Whether iPhone owners can wirelessly connect to CarPlay, however, will depend on whether their vehicle manufacturer supports the feature: Volvo for example has previously said it is working on a wireless connection.

The iOS 8.3 update also looks set to bring Apple Pay to China through Union Pay, marking an expansion of the service outside of the US, and adds new emoji icons.

iOS 8.2, the update that should be rolling out to users in coming weeks, prepares iPhones for the release of Apple Watch. Apple's wrist wearable will connect to iPhones using Bluetooth, while a dedicated iOS app will allow users to configure the Watch. During the company's last quarterly earnings update, Apple CEO Tim Cook confirmed that Apple Watch is on track to ship in April in the US.

Separately, on Monday Apple released version 1.2 of Swift, its new coding language for iOS and OS X.

The updated version of Swift shipped with Xcode 6.3 beta, which also includes SDKs for iOS 8.3 and OS X versions 10.9 and 10.19, as well as a Swift migrator to move source code from the prior version of Swift.
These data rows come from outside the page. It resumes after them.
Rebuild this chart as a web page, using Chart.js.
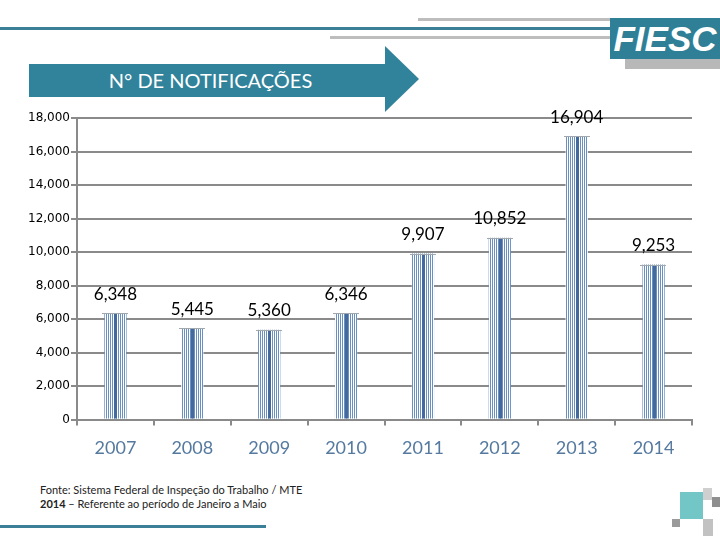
<!DOCTYPE html>
<html>
<head>
<meta charset="utf-8">
<script src="https://cdn.jsdelivr.net/npm/chart.js@4/dist/chart.umd.min.js"></script>
<style>
  body { margin: 0; width: 720px; height: 540px; position: relative; overflow: hidden; background: #fff; font-family: Lato, sans-serif; }
  .abs { position: absolute; }
  #chart { position: absolute; left: 0; top: 0; z-index: 2; }
  .arrow-body { left: 29px; top: 64px; width: 356px; height: 33px; background: #31839b; color: #fff; font-size: 20px; line-height: 33px; text-align: center; padding-left: 7px; box-sizing: border-box; }
  .arrow-head { left: 385px; top: 46px; width: 0; height: 0; border-top: 33.5px solid transparent; border-bottom: 33.5px solid transparent; border-left: 34px solid #31839b; }
  .logo { left: 610px; top: 18px; width: 110px; height: 41px; background: #2f7f97; color: #fff; font: italic bold 35px "Liberation Sans", Arial, sans-serif; line-height: 41px; text-align: center; z-index: 1; }
  .note { left: 40px; top: 483px; font-size: 11px; line-height: 14px; color: #222; }
</style>
</head>
<body>
<div class="abs" style="left:0;top:27px;width:612px;height:3px;background:#3b8096"></div>
<div class="abs" style="left:418px;top:18px;width:194px;height:3px;background:#bdbdbd"></div>
<div class="abs" style="left:330px;top:36px;width:282px;height:3px;background:#bdbdbd"></div>
<div class="abs" style="left:625px;top:59px;width:95px;height:10px;background:#b8b8b8"></div>
<div class="abs logo">FIESC</div>
<div class="abs arrow-body">N° DE NOTIFICAÇÕES</div>
<div class="abs arrow-head"></div>
<div class="abs note">Fonte: Sistema Federal de Inspeção do Trabalho / MTE<br><b>2014</b> – Referente ao período de Janeiro a Maio</div>
<div class="abs" style="left:0;top:525px;width:266px;height:3px;background:#3b8096"></div>
<div class="abs" style="left:680px;top:492px;width:23px;height:27px;background:#72c6c6"></div>
<div class="abs" style="left:672px;top:519px;width:8px;height:8px;background:#9a9a9a"></div>
<div class="abs" style="left:703px;top:488px;width:9px;height:12px;background:#cfcfcf"></div>
<div class="abs" style="left:712px;top:497px;width:8px;height:10px;background:#8f8f8f"></div>
<div class="abs" style="left:703px;top:519px;width:10px;height:17px;background:#c2c2c2"></div>
<canvas id="chart" width="720" height="540"></canvas>
<script>
const years = ['2007', '2008', '2009', '2010', '2011', '2012', '2013', '2014'];
const notificacoes = [6348, 5445, 5360, 6346, 9907, 10852, 16904, 9253];
const yTicks = [0, 2000, 4000, 6000, 8000, 10000, 12000, 14000, 16000, 18000];

const GRID = '#8a8a8a';

// thin vertical stripes like the original bar fill
function stripePattern() {
    const c = document.createElement('canvas');
    c.width = 2;
    c.height = 1;
    const g = c.getContext('2d');
    g.fillStyle = '#fff';
    g.fillRect(0, 0, 2, 1);
    g.fillStyle = '#6a90c0';
    g.fillRect(0, 0, 1, 1);
    return g.createPattern(c, 'repeat');
}

const barExtras = {
    id: 'barExtras',
    afterDatasetsDraw(chart) {
        const ctx = chart.ctx;
        chart.getDatasetMeta(0).data.forEach((bar, i) => {
            const top = Math.round(bar.y);
            const h = bar.base - top;
            const left = Math.round(bar.x - bar.width / 2);
            ctx.save();
            ctx.fillStyle = '#44699c';
            ctx.fillRect(Math.round(bar.x) - 1, top, 3, h);
            ctx.fillStyle = '#a2a8b0';
            ctx.fillRect(left - 2, top, Math.round(bar.width) + 4, 1);
            ctx.fillStyle = '#000';
            ctx.font = '17px Lato';
            ctx.textAlign = 'center';
            ctx.textBaseline = 'middle';
            ctx.fillText(notificacoes[i].toLocaleString('en-US'), bar.x, bar.y - 19);
            ctx.restore();
        });
    }
};

new Chart(document.getElementById('chart'), {
    type: 'bar',
    data: {
        labels: years,
        datasets: [{
            label: 'N° de notificações',
            data: notificacoes,
            backgroundColor: stripePattern(),
            borderWidth: 0,
            barPercentage: 0.29,
            categoryPercentage: 1,
        }],
    },
    options: {
        responsive: false,
        animation: false,
        layout: { padding: { top: 118, right: 28, left: 0, bottom: 0 } },
        plugins: {
            legend: { display: false },
            tooltip: { enabled: false },
        },
        scales: {
            x: {
                afterFit: (s) => { s.height = 120.5; },
                grid: { drawOnChartArea: false, offset: true, tickLength: 6, color: GRID, lineWidth: 2 },
                border: { color: GRID, width: 2 },
                ticks: { color: '#55799f', padding: 12, font: { family: 'Lato', size: 18 } },
            },
            y: {
                min: 0,
                max: 18000,
                afterFit: (s) => { s.width = 77; },
                afterBuildTicks: (s) => { s.ticks = yTicks.map(v => ({ value: v })); },
                grid: { color: GRID, lineWidth: 2, tickLength: 6 },
                border: { color: GRID, width: 2 },
                ticks: {
                    color: '#000',
                    padding: 1,
                    font: { family: 'DejaVu Sans', size: 12 },
                    callback: (v) => v.toLocaleString('en-US'),
                },
            },
        },
    },
    plugins: [barExtras],
});
</script>
</body>
</html>
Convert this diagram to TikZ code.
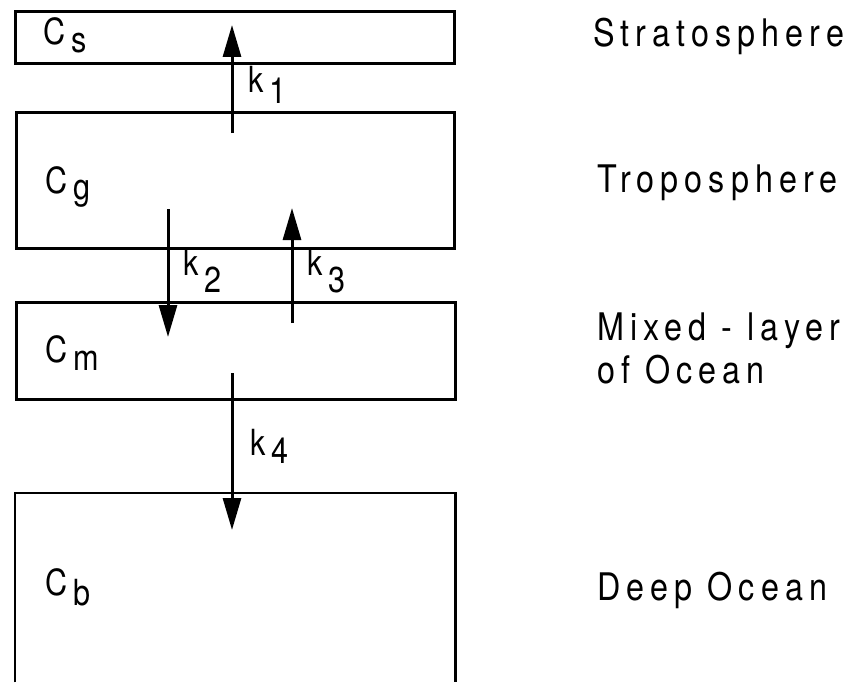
\documentclass[tikz,border=0pt]{standalone}
\usepackage{fontspec}
\setsansfont{TeX Gyre Heros}[FakeStretch=0.85,LetterSpace=16]
\usetikzlibrary{arrows.meta}
% subscript set at full size, dropped below the baseline
\newcommand\lowsub[2][10pt]{\hspace{6pt}\raisebox{-#1}{#2}}
\begin{document}
\begin{tikzpicture}[x=1pt,y=-1pt,
  layer/.style={draw,line width=3pt,inner sep=0pt,anchor=north west},
  flux/.style={line width=3pt,-{Triangle[length=32pt,width=18pt]}},
  zone/.style={anchor=base west,inner sep=0pt,font=\sffamily\fontsize{38}{43}\selectfont},
  pool/.style={anchor=base west,inner sep=0pt,font=\sffamily\fontsize{36}{40}\selectfont},
]
\useasboundingbox (0,0) rectangle (853,682);

% reservoirs
\node[layer,minimum width=439pt,minimum height=52pt]  (strat) at (14,10)  {};
\node[layer,minimum width=438pt,minimum height=136pt] (trop)  at (15,111) {};
\node[layer,minimum width=439pt,minimum height=97pt]  (mixed) at (15,301) {};
\node[inner sep=0pt,anchor=north west,minimum width=440pt,minimum height=189pt] (deep) at (15,493) {};
\draw[line width=2.4pt] (deep.south west) -- (deep.north west) -- (deep.north east) -- (deep.south east);

% reservoir contents
\node[pool] (cs) at (43,45)  {C\lowsub[8pt]{s}};
\node[pool] (cg) at (45,193) {C\lowsub[6pt]{g}};
\node[pool] (cm) at (45,362) {C\lowsub[8pt]{m}};
\node[pool] (cb) at (45,595) {C\lowsub[10pt]{b}};

% exchange fluxes
\coordinate (k1tail) at (232,133); \coordinate (k1head) at (232,25);
\coordinate (k2tail) at (168,209); \coordinate (k2head) at (168,337);
\coordinate (k3tail) at (292,323); \coordinate (k3head) at (292,208);
\coordinate (k4tail) at (232,373); \coordinate (k4head) at (232,530);
\draw[flux] (k1tail) -- (k1head);
\draw[flux] (k2tail) -- (k2head);
\draw[flux] (k3tail) -- (k3head);
\draw[flux] (k4tail) -- (k4head);

\node[pool] (k1) at (248,93)  {k\lowsub[10pt]{1}};
\node[pool] (k2) at (183,275) {k\lowsub[17pt]{2}};
\node[pool] (k3) at (307,275) {k\lowsub[17pt]{3}};
\node[pool] (k4) at (250,455) {k\lowsub[8pt]{4}};

% layer names
\node[zone] (nstrat) at (593,47)  {Stratosphere};
\node[zone] (ntrop)  at (597,192) {Troposphere};
\node[zone] (nmix)   at (597,340) {Mixed~-~layer};
\node[zone] (nmix2)  at (597,383) {of Ocean};
\node[zone] (ndeep)  at (597,600) {Deep Ocean};
\end{tikzpicture}
\end{document}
The Swift update contains a number of language updates and efficiency enhancements, such as the removal of default re-compiling of source files that haven't changed.

Swift has quickly become one of the most widely used programming languages since its release last September. While well behind Java and JavaScript, it became the 22nd most widely used language within months compared to other languages, which take years to gain adoption.